Sabina is an Assistant Professor of Cultural Heritage at the University of Groningen, serving the multi-disciplinary faculty of Campus Fryslan.
She is a laureate of the prestigious MSCA Postdoctoral Fellowship. Her project “Transformation of Female Religious Spaces and Objects into Modern Museum Contexts” combines art history, museum, and heritage studies with a gender lens to investigate how historical spaces and artifacts are transformed when integrated into modern cultural institutions. The Center for Religion and Heritage, within the Faculty of Religion, Culture, and Society hosts her research at the University of Groningen.

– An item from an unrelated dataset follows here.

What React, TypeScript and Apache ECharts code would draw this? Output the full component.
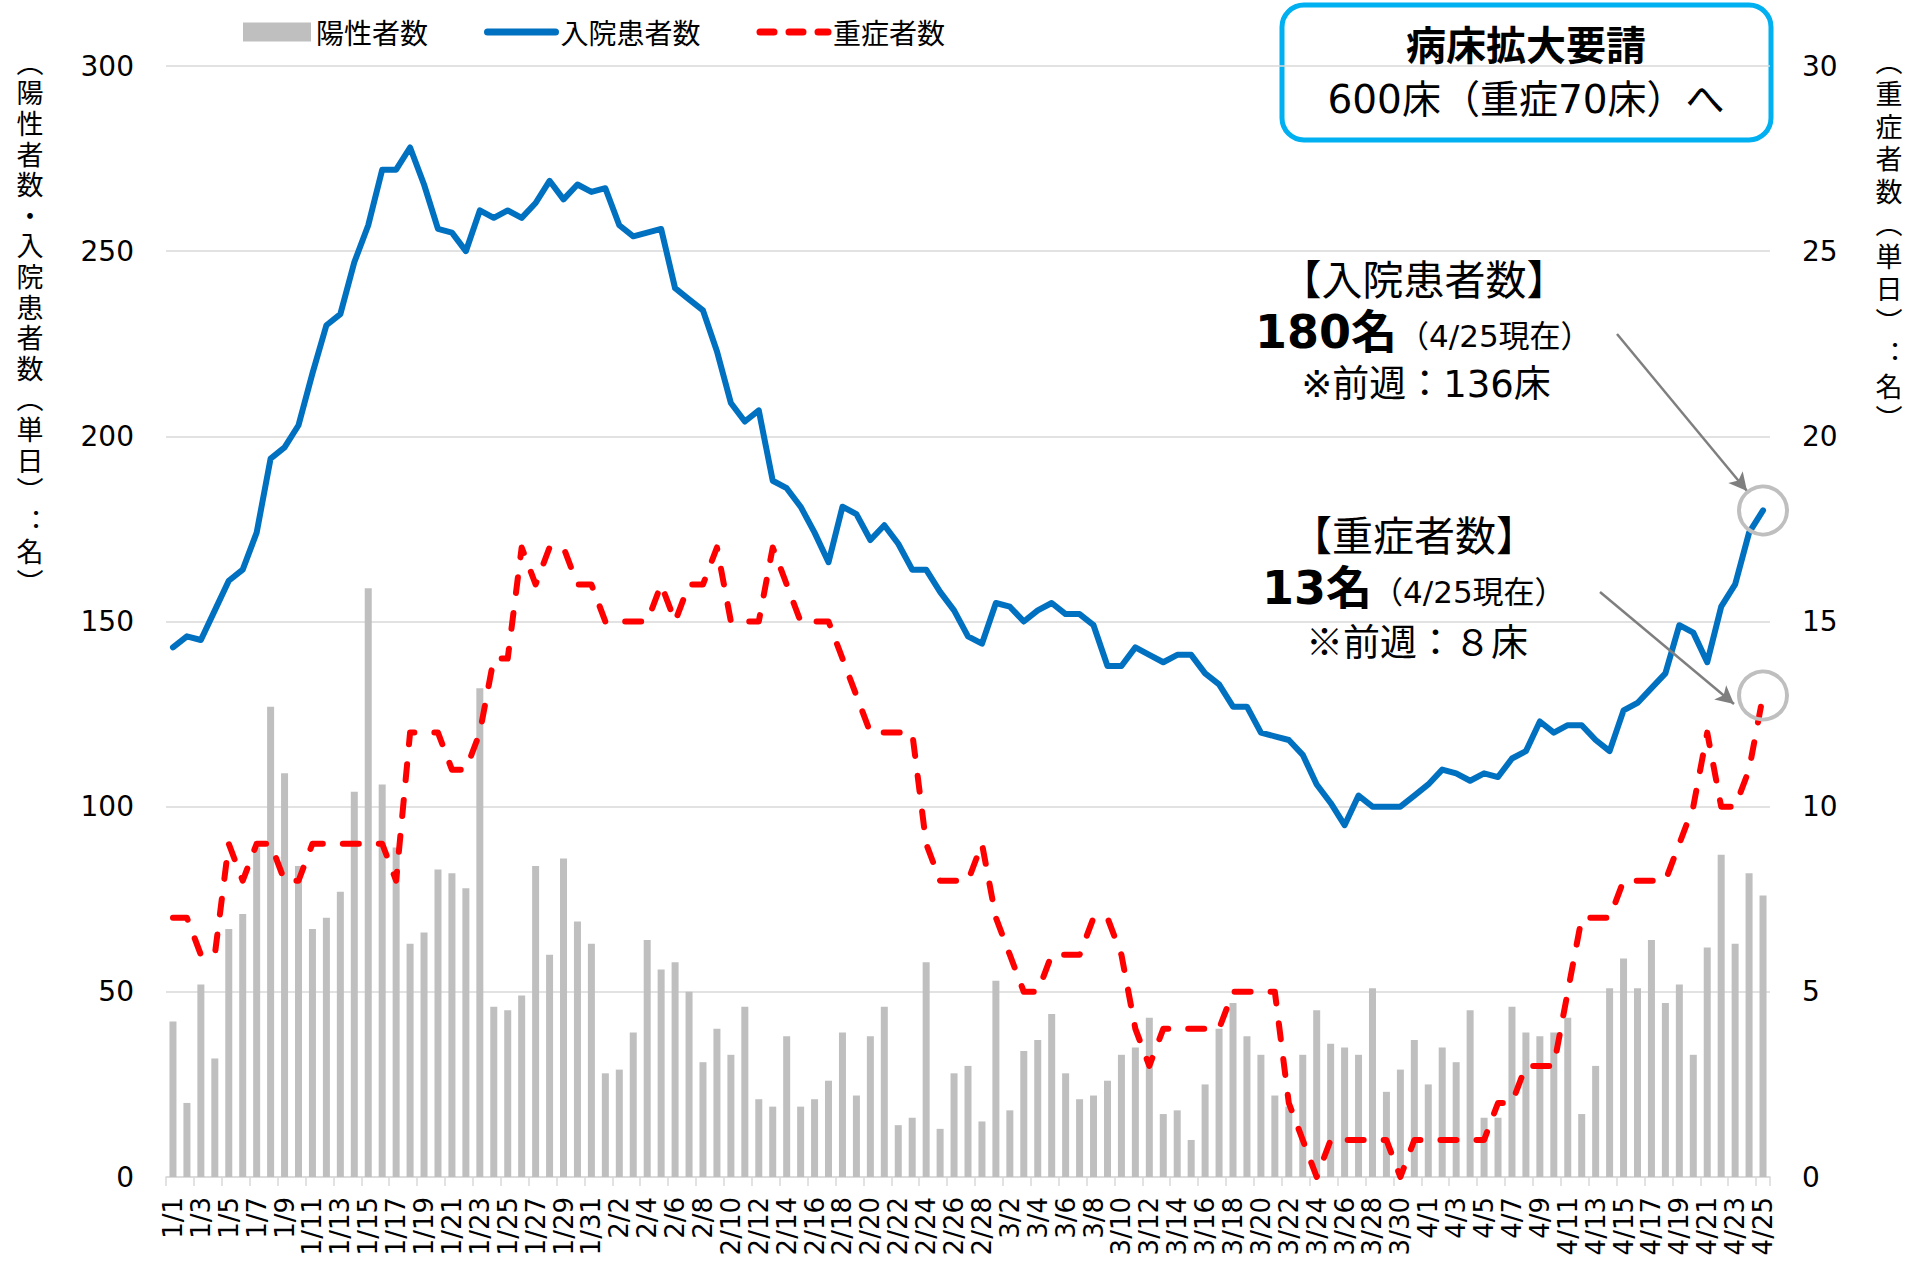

She earned her Ph.D. in Art History from Sapienza University of Rome and Masaryk University in Brno in 2023, with a thesis offering a reappraisal of 10th-century art and culture in Rome.
Sabina has a strong international research background, having contributed to projects across Italy, Czechia, France, and the USA. She was a researcher on the MSCA Horizon Project “Conques in the Global World,” a Pre-doc Fellow at the Max Planck Institute for Art History – Bibliotheca Hertziana in Rome, and a visiting scholar at CUNY in New York.
Paul Ariese (1975) is a fellow at the Center for Religion and Heritage, with which he works closely in the context of the Network Religious Heritage. Ariese is a senior lecturer in the international Master’s programme Applied Museum and Heritage Studies and the Bachelor’s programme Cultural Heritage at the Reinwardt Academy (Amsterdam University of the Arts), where he lectures on heritage and religion, among other subjects.
Currently Ariese is pursuing a PhD degree at the Amsterdam School for Heritage, Memory and Material Culture (University of Amsterdam). The topic of his research is the intertwining of religious and heritage practices at the synagogues of the Jewish Cultural Quarter in Amsterdam. The question is what religious meanings, sensations and experiences are evoked in people today by the Portuguese Synagogue (both a heritage site and place of worship) and the musealised space of the Great Synagogue. This empirical research explores how Sephardic and Ashkenazic source communities, heritage professionals and museum audiences interpret, shape and use these spaces. The case study provides insight into the interaction between religion and heritage, paving a path to reposition Jewish religious heritage in the increasingly secular and pluriform Dutch society.
Ariese has been involved in numerous projects for museums and heritage institutions all over the Netherlands, as well as museum projects and museum capacity building programmes in the Middle East, East Africa, and South(east) Asia. He is a graduate of the University of Leicester’s School of Museum Studies (MA with distinction) and also trained as an architectural and graphic designer.
The topic of his research is the intertwining of religious and heritage practices at the synagogues of the Jewish Cultural Quarter in Amsterdam.
Tharik Hussain (1979) is affiliated as a fellow with the Centre for Religion and Heritage. He is an author, journalist, broadcaster and consultant specialising in Muslim heritage and culture. Tharik’s work often serves to decolonise authorised and popular religious and cultural histories and narratives by working closely with academic and grassroots institutions.
For example, he has created Britain’s first Muslim heritage trails ‘The Woking Trail’ and ‘The Muslim Cemetery Walk’; edited a special revival edition of the historic British Muslim journal, ‘The Islamic Review’; and helped to develop Muslim-Jewish heritage trails with the University of Oxford and JTrails. He has also producing award-winning radio on America’s earliest mosques and Muslim communities, written variously about the indigenous Muslim cultures of countries like Romania, Lithuania and Thailand, and is an author at Lonely Planet. Tharik is currently working on his book ‘Minarets in the Mountains; a Journey into Muslim Europe’, about following in the footsteps of Ottoman traveller Evliya Celebi in search of Europe’s indigenous Muslim culture.
Tharik has been named one of the UK's most inspiring British Bangladeshis and is an advisor to the Foundation for Jewish Heritage, the Institute of Islamic Art Thailand and a number of heritage projects around the world. He received an MA in Islamic Studies from the University of London, a BA(hons) in Media and Cultural Studies from Middlesex University and is a qualified Further Education Lecturer (PGCE FE) with almost two decades of teaching experience.